I really enjoyed the interview section of this podcast, even if I could not understand a lot of it. It reminded me of the visiting lecture series we have on our course, but here you get to hear the real excitement of the artist when they talk non-stop about their work and the technicalities of their upcoming pieces and also how they feel about the things that have happened and are happening to them as an artist. It’s truly inspiring to see an artist nerd out about what they do.
Victoria Shen mainly talks about the technical aspects of her 3 albums and the context behind them, so if I was actually interested in the artist herself it would have helped me stay interested. The podcast is quite relatable as Victoria Shen is around one or 2 steps ahead of myself in an artist journey instead of the heights that I’m used to with the visiting lecturers.

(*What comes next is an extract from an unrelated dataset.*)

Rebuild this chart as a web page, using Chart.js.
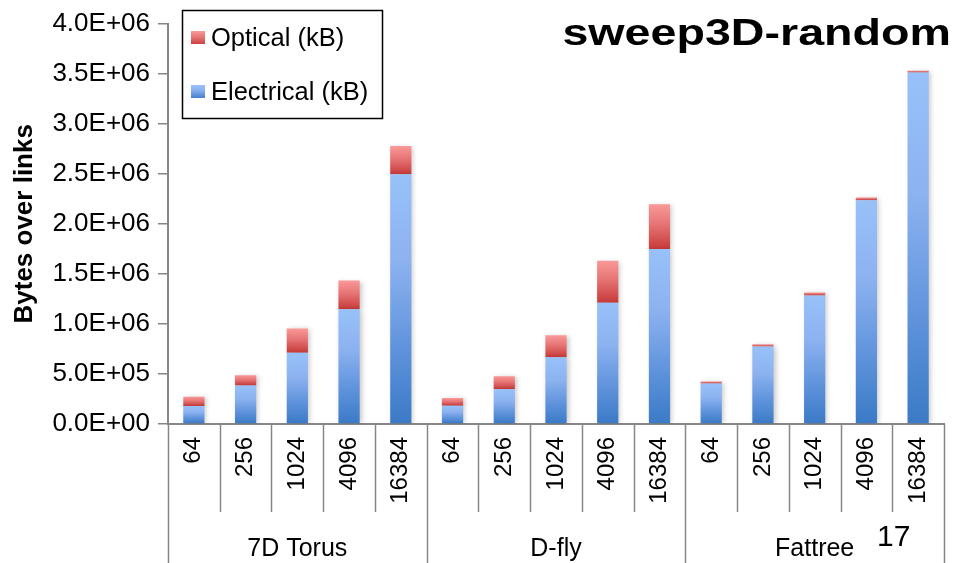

Again, Crucial Listening podcast #95: Victoria Shen (evicshen) doesn’t really make me think “audio paper” as it’s just a pure-blooded podcast instead of a more obvious podcast/sound documentary hybrid like The Sound of Life Itself. This does mean that my understanding of what an audio paper hasn’t really been improved upon other than the fact that I have consumed more examples of what an audio paper could be.
Nonetheless, both podcasts were informative and interesting to listen to in their own rights, just with the amount of content one consumes in daily life I do wonder if I will even remember these podcasts at the end of this assignment.